- Nearest city: Steinshamn
- Coordinates: 62°48′00″N 6°29′25″E﻿ / ﻿62.80000°N 6.49028°E
- Area: 65.8 ha (163 acres)
- Established: 1988

Ramsar Wetland
- Designated: 18 March 1996
- Part of: Harøya Wetlands System
- Reference no.: 806

= Lyngholman Nature Reserve =

Protected area in Norway

The Lyngholman Nature Reserve (Lyngholman naturreservat) is located on Finnøya island in Ålesund Municipality in Møre og Romsdal county, Norway.

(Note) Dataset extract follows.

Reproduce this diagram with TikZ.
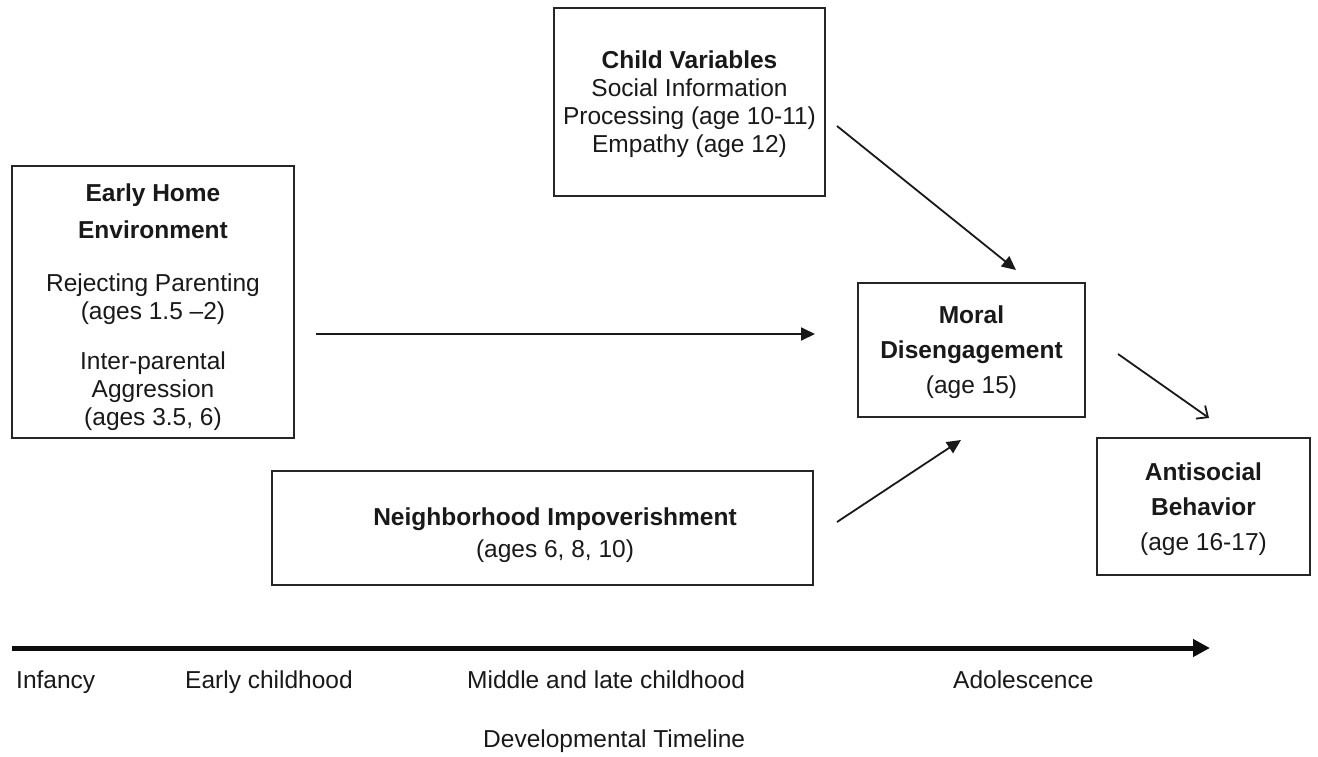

The area received protection in 1988 "to preserve an important wetland area with associated plant communities, bird life and other wildlife", according to the conservation regulations. The bay that the site encompasses has many beach meadows, shallow coves, small islands and large tidal areas. The landscape is undisturbed, and it is hilly with heather fields, marshes, and pastures around the beach meadows. The bay is a nesting ground for waders, and a grazing and overwintering site for other wetland species. It is also a botanical area meriting protection. The area is easily accessible for teaching and research, and there is much outdoor space and a swimming area for summer use.

The reserve is one of six natural areas that were included in the Harøya Wetlands System Ramsar site, which was established in 1996.